● Task description: State how many lines of the records contain the string "this". Give the number alone.

● Records provided:
━━━━━━━━

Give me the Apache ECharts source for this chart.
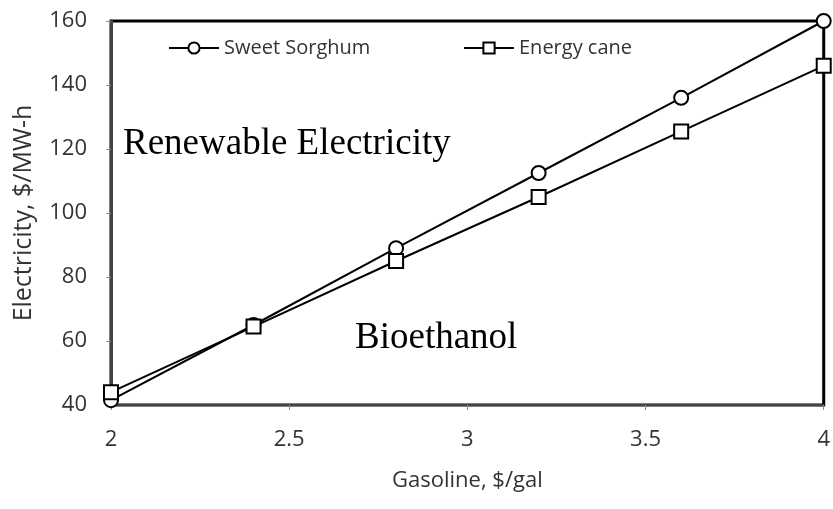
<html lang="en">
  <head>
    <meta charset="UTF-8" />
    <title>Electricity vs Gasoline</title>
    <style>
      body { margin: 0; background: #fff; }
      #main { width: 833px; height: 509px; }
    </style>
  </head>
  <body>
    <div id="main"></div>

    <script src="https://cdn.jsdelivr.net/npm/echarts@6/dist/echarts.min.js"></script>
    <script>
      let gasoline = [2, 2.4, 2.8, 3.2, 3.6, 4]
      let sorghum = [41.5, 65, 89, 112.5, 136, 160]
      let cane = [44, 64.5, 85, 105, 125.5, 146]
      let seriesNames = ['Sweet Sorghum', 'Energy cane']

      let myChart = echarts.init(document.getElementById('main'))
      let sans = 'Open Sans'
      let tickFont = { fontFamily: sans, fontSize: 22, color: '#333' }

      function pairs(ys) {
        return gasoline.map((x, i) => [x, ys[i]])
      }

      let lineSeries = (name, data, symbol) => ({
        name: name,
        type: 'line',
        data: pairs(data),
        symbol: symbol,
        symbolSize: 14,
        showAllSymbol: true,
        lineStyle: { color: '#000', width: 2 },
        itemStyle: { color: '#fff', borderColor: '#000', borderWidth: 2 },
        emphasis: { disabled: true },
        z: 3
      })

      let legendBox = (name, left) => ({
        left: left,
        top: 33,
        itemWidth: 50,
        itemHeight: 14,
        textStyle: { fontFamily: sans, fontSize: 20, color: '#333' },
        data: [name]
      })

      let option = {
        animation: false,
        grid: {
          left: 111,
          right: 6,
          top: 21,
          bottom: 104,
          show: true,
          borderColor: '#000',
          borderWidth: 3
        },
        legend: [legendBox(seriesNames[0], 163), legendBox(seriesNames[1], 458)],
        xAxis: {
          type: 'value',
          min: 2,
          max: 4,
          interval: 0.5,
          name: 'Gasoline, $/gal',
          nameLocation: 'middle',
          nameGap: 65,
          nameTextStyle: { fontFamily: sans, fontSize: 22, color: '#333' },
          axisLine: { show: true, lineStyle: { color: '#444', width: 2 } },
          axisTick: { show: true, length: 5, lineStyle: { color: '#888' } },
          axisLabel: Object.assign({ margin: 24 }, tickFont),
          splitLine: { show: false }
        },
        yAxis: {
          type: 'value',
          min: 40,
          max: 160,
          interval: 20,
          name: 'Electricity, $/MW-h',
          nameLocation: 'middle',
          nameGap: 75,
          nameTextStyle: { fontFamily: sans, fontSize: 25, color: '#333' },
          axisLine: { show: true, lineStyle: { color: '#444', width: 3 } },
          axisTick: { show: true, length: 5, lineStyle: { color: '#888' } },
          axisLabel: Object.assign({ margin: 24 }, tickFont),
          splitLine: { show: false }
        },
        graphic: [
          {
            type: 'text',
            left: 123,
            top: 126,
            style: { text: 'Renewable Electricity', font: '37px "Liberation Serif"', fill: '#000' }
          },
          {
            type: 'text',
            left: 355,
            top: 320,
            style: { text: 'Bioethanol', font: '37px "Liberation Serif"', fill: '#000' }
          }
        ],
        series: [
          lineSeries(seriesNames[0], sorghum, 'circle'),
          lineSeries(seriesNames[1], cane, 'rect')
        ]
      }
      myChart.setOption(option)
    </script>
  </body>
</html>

━━━━━━━━

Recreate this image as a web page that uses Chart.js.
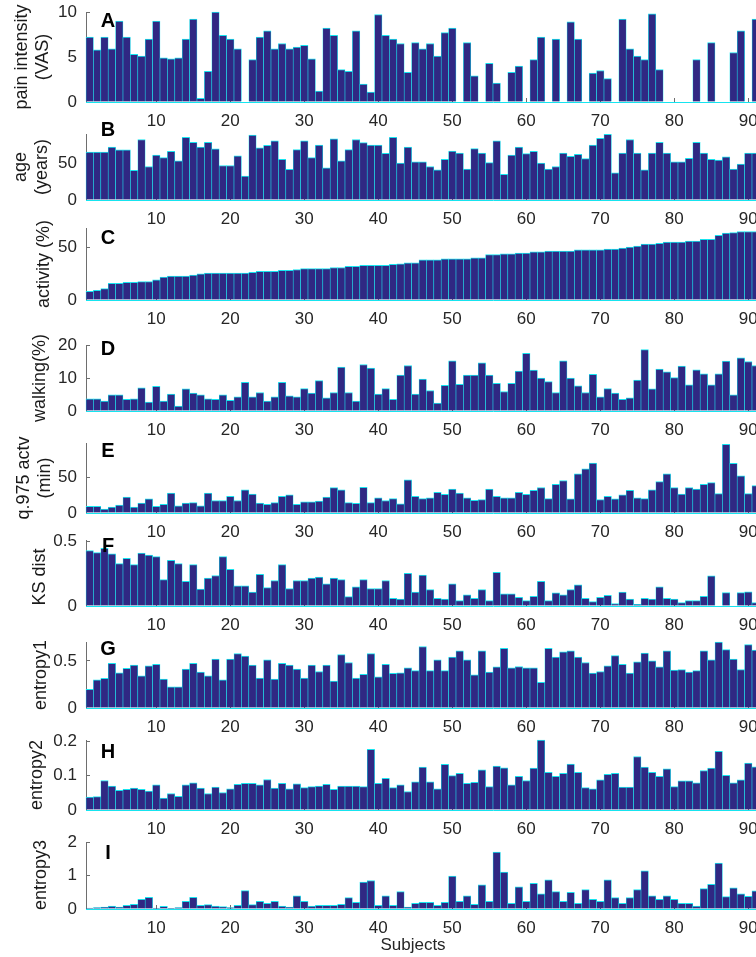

━━━━━━━━

● Answer: 2